Crystal and molecular structures of novel pyridine-2,6-dicarboxylic acid (pdc) hydrazide derivative (H2L) dimethanol solvate (H2L = N,N'-bis(2-methyl-4-oxoquinazolin-3(4H)-yl)pyridine-2,6-dicarboxamide) and its copper(II) complex were determined by the single-crystal X-ray diffraction. In the crystal structure, these non-planar molecules form specific cavities that are populated by methanol molecules (held by OH⋯O and NH⋯O hydrogen bonds). Additional stabilization is achieved through a series of offset face-to-face π⋯π interactions between aromatic moieties. The compound is the first structurally described pdc hydrazide derivative containing quinazoline moieties. The reaction of the H2L with copper(II) chloride in methanol resulted in the formation of a new methanol/water solvate containing discrete CuCl2L molecules.
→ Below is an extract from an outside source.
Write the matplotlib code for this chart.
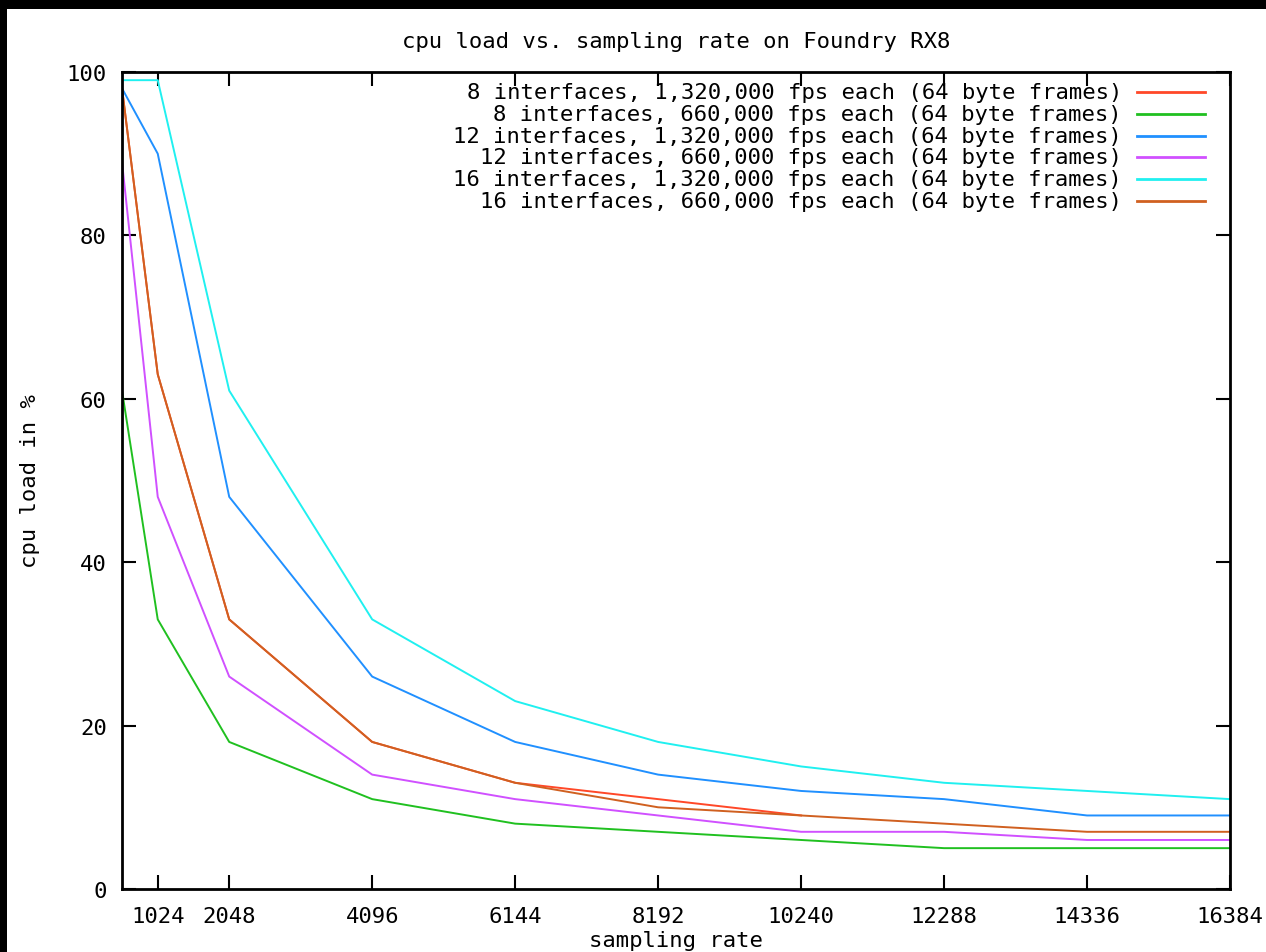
# -*- coding: utf-8 -*-

import matplotlib
matplotlib.use('Agg')
import matplotlib.pyplot as plt
from matplotlib.patches import Rectangle

# sampling rates
rates = [512, 1024, 2048, 4096, 6144, 8192, 10240, 12288, 14336, 16384]
rates_short = rates[:7]

# cpu load in % per configuration
load_8_1320k = [98, 63, 33, 18, 13, 11, 9]
load_8_660k = [61, 33, 18, 11, 8, 7, 6, 5, 5, 5]
load_12_1320k = [98, 90, 48, 26, 18, 14, 12, 11, 9, 9]
load_12_660k = [89, 48, 26, 14, 11, 9, 7, 7, 6, 6]
load_16_1320k = [99, 99, 61, 33, 23, 18, 15, 13, 12, 11]
load_16_660k = [98, 63, 33, 18, 13, 10, 9, 8, 7, 7]

labels = ['8 interfaces, 1,320,000 fps each (64 byte frames)',
          '8 interfaces, 660,000 fps each (64 byte frames)',
          '12 interfaces, 1,320,000 fps each (64 byte frames)',
          '12 interfaces, 660,000 fps each (64 byte frames)',
          '16 interfaces, 1,320,000 fps each (64 byte frames)',
          '16 interfaces, 660,000 fps each (64 byte frames)']
colors = ['#ff4828', '#20c020', '#2090ff', '#d050ff', '#20f0f0', '#d06020']

xticks = [1024, 2048, 4096, 6144, 8192, 10240, 12288, 14336, 16384]
yticks = [0, 20, 40, 60, 80, 100]

font = 'DejaVu Sans Mono'
fs = 16

fig = plt.figure(figsize=(12.66, 9.53), dpi=100)
fig.patch.set_facecolor('white')
# black strips at the top and left edge of the screenshot
fig.patches.append(Rectangle((0, 1 - 10 / 953), 1, 10 / 953, transform=fig.transFigure,
                             facecolor='black', edgecolor='none', zorder=10))
fig.patches.append(Rectangle((0, 0), 7 / 1266, 1, transform=fig.transFigure,
                             facecolor='black', edgecolor='none', zorder=10))

ax = fig.add_axes([122 / 1266, 1 - 890 / 953, 1108 / 1266, 817 / 953])

series = [(rates_short, load_8_1320k), (rates, load_8_660k), (rates, load_12_1320k),
          (rates, load_12_660k), (rates, load_16_1320k), (rates, load_16_660k)]
for (xs, ys), c in zip(series, colors):
    ax.plot(xs, ys, color=c, lw=1.4)

ax.set_xlim(512, 16384)
ax.set_ylim(0, 100)
ax.set_xticks(xticks)
ax.set_yticks(yticks)
ax.set_xticklabels([str(t) for t in xticks], fontfamily=font, fontsize=fs)
ax.set_yticklabels([str(t) for t in yticks], fontfamily=font, fontsize=fs)
ax.tick_params(direction='in', length=10, width=1.5, top=True, right=True)
ax.tick_params(axis='y', pad=11)
ax.tick_params(axis='x', pad=12)
for s in ax.spines.values():
    s.set_linewidth(2)

ax.set_title('cpu load vs. sampling rate on Foundry RX8', fontfamily=font,
             fontsize=fs, pad=18)
ax.set_xlabel('sampling rate', fontfamily=font, fontsize=fs, labelpad=3)
ax.set_ylabel('cpu load in %', fontfamily=font, fontsize=fs)
ax.yaxis.set_label_coords(-82 / 1108, 0.5)

# key, gnuplot style: right aligned text with line sample after it
y0 = (890 - 93) / 817
dy = 21.8 / 817
for i, (lab, c) in enumerate(zip(labels, colors)):
    y = y0 - i * dy
    ax.text(1000 / 1108, y, lab, ha='right', va='center', transform=ax.transAxes,
            fontfamily=font, fontsize=fs)
    ax.plot([1015 / 1108, 1083 / 1108], [y, y], transform=ax.transAxes,
            color=c, lw=2, clip_on=False)

fig.savefig('out.png', dpi=100)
Cu(II) ion is coordinated by three nitrogen atoms (two from hydrazide and one from pyridine moieties) in a chelate fashion. Two chloride ions complete distorted square pyramidal coordination geometry. Unlike in H2L molecules, in CuCl2L the hydrazide N-atoms are deprotonated, and coordinated to Cu(II), while quinazoline N-atoms are protonated. In its crystal structure, CuCl2L molecules form dimeric motifs via OH⋯O, NH⋯O, OH⋯Cl hydrogen bond interactions. The adjacent dimers are stacked along the crystallographic b- and c-axis through NH⋯Cl and offset face-to-face π⋯π interactions. The FT-IR spectra analysis indicates a significant shift of CO stretching vibrations of uncoordinated carbonyl groups, that can be attributed to the electron-withdrawing effect of Cu(II) ion. The TG analysis indicates that the weakly bounded solvent molecules evaporate at lower temperatures and that the compound is stable up to 300 °C.